Airline industry turmoil deepened today as Qantas Airways Ltd told most of its 30,000 employees to take leave and India prepared a rescue package of up to $1.6 billion to aid carriers battered by coronavirus, government sources said.
The UN's International Civil Aviation Organization called on governments to ensure cargo operations were not disrupted to maintain the availability of critical medicine and equipment such as ventilators, masks, and other health and hygiene items that will help reduce the spread of the coronavirus pandemic.
Passenger operations have collapsed at an unprecedented rate as the virus spreads around the world, with Delta Air Lines Inc parking more than 600 jets, cutting corporate pay by as much as 50%, and scaling back its flying by more than 70% until demand begins to recover.
Shares in US airlines fell sharply on March 18 after Washington proposed a rescue package of $50 billion in loans, but no grants as the industry had requested, to help address the financial impact from the deepening coronavirus crisis.
The Trump administration's lending proposal would require airlines to maintain a certain amount of service and limit increases in executive compensation until the loans are repaid.
American Airlines Group Inc in a memo to staff rebuffed criticism that it had rewarded its shareholders with too many dividends and stock buybacks in better times, leaving it with less cash to manage the crisis.
"Unfortunately, this is no ordinary rainy day," said Nate Gatten, American's senior vice president global government affairs. "These are extraordinary circumstances, and additional support is necessary to protect jobs and ensure that the flying public can continue to rely on our industry after the crisis ends."
In Australia, Qantas said it would cut all international flights after the Australian government warned against overseas travel and two-thirds of its 30,000 workers would need to take paid or unpaid leave.

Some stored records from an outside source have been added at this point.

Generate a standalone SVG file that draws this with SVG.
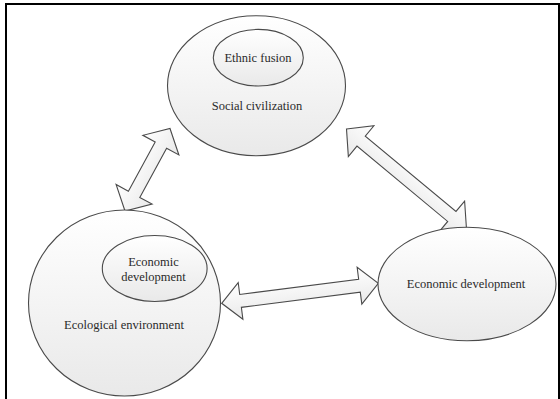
<svg xmlns="http://www.w3.org/2000/svg" width="560" height="399" viewBox="0 0 560 399">
  <defs>
    <linearGradient id="g" x1="0" y1="0" x2="0" y2="1">
      <stop offset="0" stop-color="#ffffff"/>
      <stop offset="1" stop-color="#e9e9e9"/>
    </linearGradient>
    <style>
      .shape { fill: url(#g); stroke: #4a4a4a; stroke-width: 1.1; }
      .lbl { font-family: "Liberation Serif", "Times New Roman", serif; font-size: 12.5px; fill: #2a2a2a; text-anchor: middle; }
    </style>
  </defs>
  <rect width="560" height="399" fill="#ffffff"/>
  <path d="M6,400 V4 H559 V400" fill="none" stroke="#000000" stroke-width="2"/>

  <g id="connectors">
    <polygon class="shape" transform="translate(125,211) rotate(-61.4)" points="0,0 19,-20.5 19,-6.5 75,-6.5 75,-20.5 94,0 75,20.5 75,6.5 19,6.5 19,20.5"/>
    <polygon class="shape" transform="translate(346.5,129) rotate(39.7)" points="0,0 19,-20 19,-6.5 136.9,-6.5 136.9,-20 155.9,0 136.9,20 136.9,6.5 19,6.5 19,20"/>
    <polygon class="shape" transform="translate(221.7,303.3) rotate(-7.28)" points="0,0 19,-18.5 19,-6.5 138.9,-6.5 138.9,-18.5 157.9,0 138.9,18.5 138.9,6.5 19,6.5 19,18.5"/>
  </g>

  <g id="social-civilization">
    <ellipse class="shape" cx="256.5" cy="85.7" rx="89" ry="70"/>
    <text class="lbl" x="257" y="110">Social civilization</text>
  </g>
  <g id="ethnic-fusion">
    <ellipse class="shape" cx="258.3" cy="57.7" rx="45" ry="28.3"/>
    <text class="lbl" x="258" y="61.5">Ethnic fusion</text>
  </g>

  <g id="ecological-environment">
    <ellipse class="shape" cx="124.5" cy="303" rx="96" ry="93"/>
    <text class="lbl" x="124" y="329">Ecological environment</text>
  </g>
  <g id="economic-development-inner">
    <ellipse class="shape" cx="154.7" cy="268.5" rx="52.4" ry="33"/>
    <text class="lbl" x="153.5" y="265.5">Economic</text>
    <text class="lbl" x="153.5" y="280.5">development</text>
  </g>

  <g id="economic-development">
    <ellipse class="shape" cx="467" cy="284" rx="89" ry="56.7"/>
    <text class="lbl" x="466" y="288">Economic development</text>
  </g>
</svg>
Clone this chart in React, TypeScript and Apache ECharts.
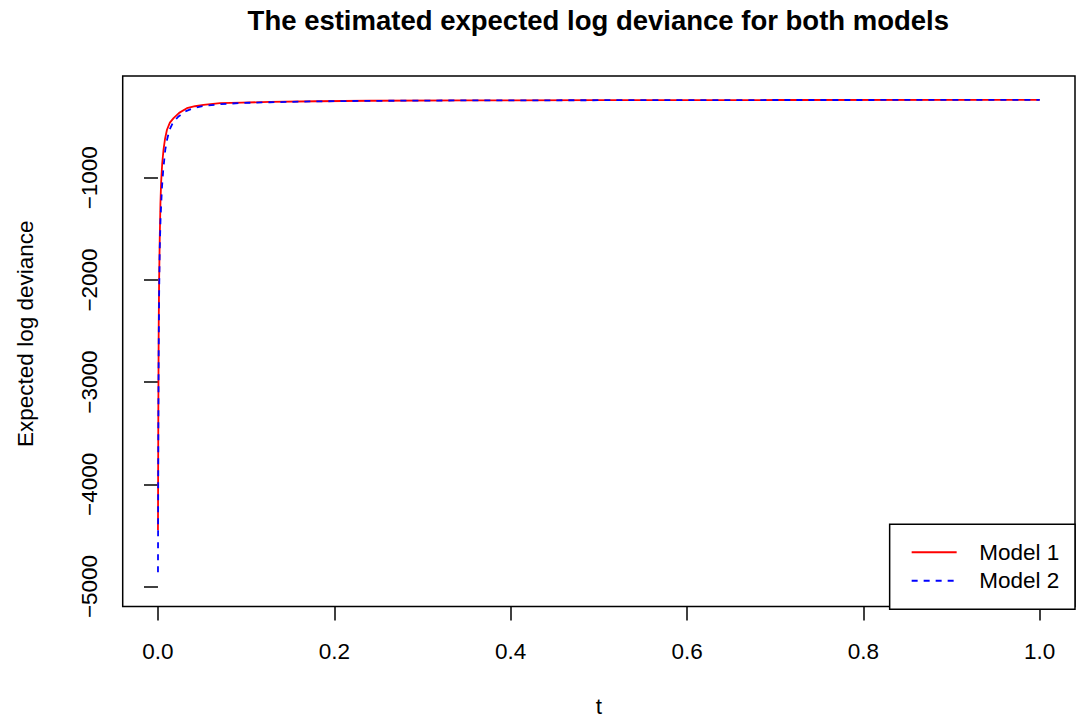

"The sad fact is that due to circumstances beyond our control, travel demand has evaporated," Qantas Chief Executive Alan Joyce said in a memo to staff seen by Reuters. "We have no work for most of our people."
Senior Qantas executives and the board will take a 100% pay cut until at least the end of the financial year ending June 30, up from 30% earlier, joining the chairman and CEO in taking no pay, the airline said.
In China, the epicenter of the outbreak, its biggest state-backed carriers reported a 80% plunge in passengers carried in February and said they would further optimize capacity and step up cost-cutting.
As countries step up border restrictions, more flights are being cut. Air Canada said it was gradually suspending the majority of its international and US transborder flights by March 31.
India is poised to join a growing list of countries offering aid to its aviation industry. The Finance Ministry is considering a proposal worth up to $1.6 billion that includes temporary suspension of most taxes levied on the sector, according to two government sources who have direct knowledge of the matter.
New Zealand on March 19 outlined the first tranche of a NZ$600 million ($344 million) aviation relief package, including financial support for airlines to pay government passenger charges and cover air traffic control fees.
Budget carrier easyJet PLC and its U.K. pilot union signed an agreement to minimize the risk of pilot layoffs in Britain over the next 18 months, including a pay freeze and asking all crew to take unpaid leave from March 23 to June 22, according to a memo seen by Reuters.